Items from a data source:
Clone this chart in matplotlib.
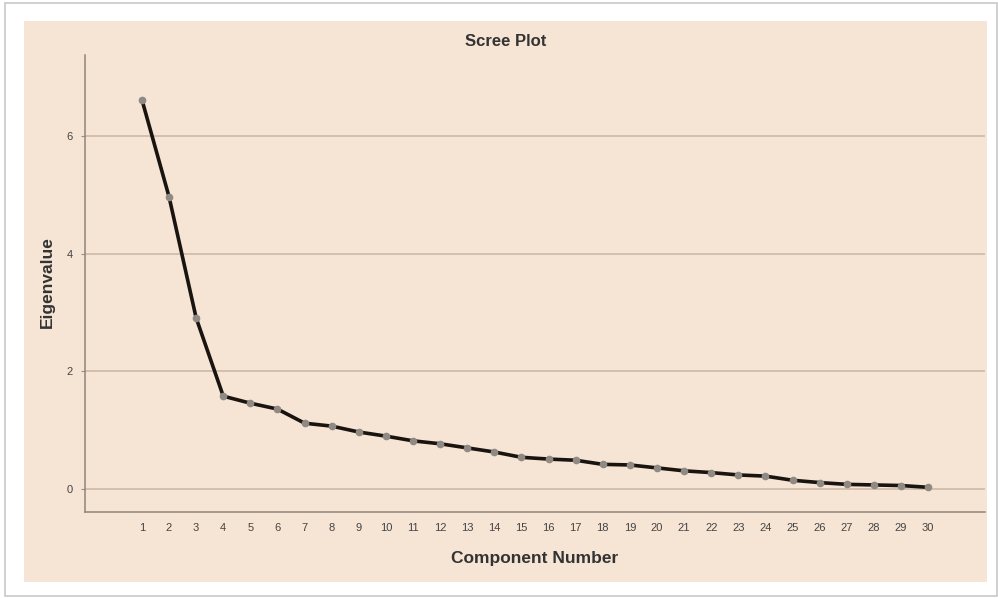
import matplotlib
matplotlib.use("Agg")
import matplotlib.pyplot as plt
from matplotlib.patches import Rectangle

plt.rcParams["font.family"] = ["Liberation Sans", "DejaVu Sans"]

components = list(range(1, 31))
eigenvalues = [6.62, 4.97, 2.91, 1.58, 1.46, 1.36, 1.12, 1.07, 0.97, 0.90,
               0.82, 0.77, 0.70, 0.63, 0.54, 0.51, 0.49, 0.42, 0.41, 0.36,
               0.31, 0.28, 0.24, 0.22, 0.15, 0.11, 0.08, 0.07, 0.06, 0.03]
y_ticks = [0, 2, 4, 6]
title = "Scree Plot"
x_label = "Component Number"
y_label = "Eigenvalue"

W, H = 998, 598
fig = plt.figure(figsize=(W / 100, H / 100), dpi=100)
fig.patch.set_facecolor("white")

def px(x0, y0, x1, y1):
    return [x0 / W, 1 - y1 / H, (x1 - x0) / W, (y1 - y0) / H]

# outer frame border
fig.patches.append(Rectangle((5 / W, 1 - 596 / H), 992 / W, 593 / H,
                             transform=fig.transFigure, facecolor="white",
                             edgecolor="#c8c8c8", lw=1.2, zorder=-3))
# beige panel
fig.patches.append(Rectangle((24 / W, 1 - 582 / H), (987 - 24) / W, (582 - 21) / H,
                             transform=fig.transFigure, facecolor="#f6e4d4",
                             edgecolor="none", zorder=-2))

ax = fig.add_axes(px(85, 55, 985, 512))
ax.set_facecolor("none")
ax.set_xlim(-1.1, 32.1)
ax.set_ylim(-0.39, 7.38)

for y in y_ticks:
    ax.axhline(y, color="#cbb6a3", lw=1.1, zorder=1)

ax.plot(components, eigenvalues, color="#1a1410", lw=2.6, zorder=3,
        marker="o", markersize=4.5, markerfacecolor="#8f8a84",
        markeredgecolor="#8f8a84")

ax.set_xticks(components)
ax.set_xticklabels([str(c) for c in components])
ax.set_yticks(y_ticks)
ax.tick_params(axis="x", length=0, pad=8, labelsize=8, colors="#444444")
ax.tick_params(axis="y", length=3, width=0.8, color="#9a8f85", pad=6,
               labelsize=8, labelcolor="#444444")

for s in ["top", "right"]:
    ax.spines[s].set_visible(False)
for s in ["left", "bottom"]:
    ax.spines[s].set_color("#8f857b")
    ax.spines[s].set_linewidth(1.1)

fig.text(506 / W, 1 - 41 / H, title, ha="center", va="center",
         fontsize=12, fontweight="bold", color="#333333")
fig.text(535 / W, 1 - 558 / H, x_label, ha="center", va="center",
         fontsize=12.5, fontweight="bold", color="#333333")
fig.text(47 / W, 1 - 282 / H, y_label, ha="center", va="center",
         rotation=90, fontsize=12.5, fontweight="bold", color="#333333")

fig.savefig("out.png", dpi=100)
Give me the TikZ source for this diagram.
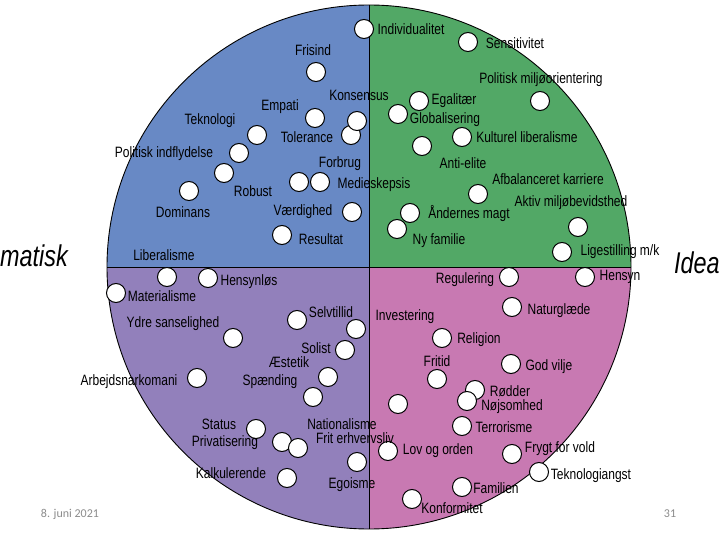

- _WHAT YOU SHOULD DO_: Everything from the first line of the records through the line containing "return [x0 /" should be reproduced exactly, apart from the pictures.

- _ANSWER FOR THIS EXERCISE_:
Clone this chart in matplotlib.
import matplotlib
matplotlib.use("Agg")
import matplotlib.pyplot as plt
from matplotlib.patches import Rectangle

plt.rcParams["font.family"] = ["Liberation Sans", "DejaVu Sans"]

components = list(range(1, 31))
eigenvalues = [6.62, 4.97, 2.91, 1.58, 1.46, 1.36, 1.12, 1.07, 0.97, 0.90,
               0.82, 0.77, 0.70, 0.63, 0.54, 0.51, 0.49, 0.42, 0.41, 0.36,
               0.31, 0.28, 0.24, 0.22, 0.15, 0.11, 0.08, 0.07, 0.06, 0.03]
y_ticks = [0, 2, 4, 6]
title = "Scree Plot"
x_label = "Component Number"
y_label = "Eigenvalue"

W, H = 998, 598
fig = plt.figure(figsize=(W / 100, H / 100), dpi=100)
fig.patch.set_facecolor("white")

def px(x0, y0, x1, y1):
    return [x0 / W, 1 - y1 / H, (x1 - x0) / W, (y1 - y0) / H]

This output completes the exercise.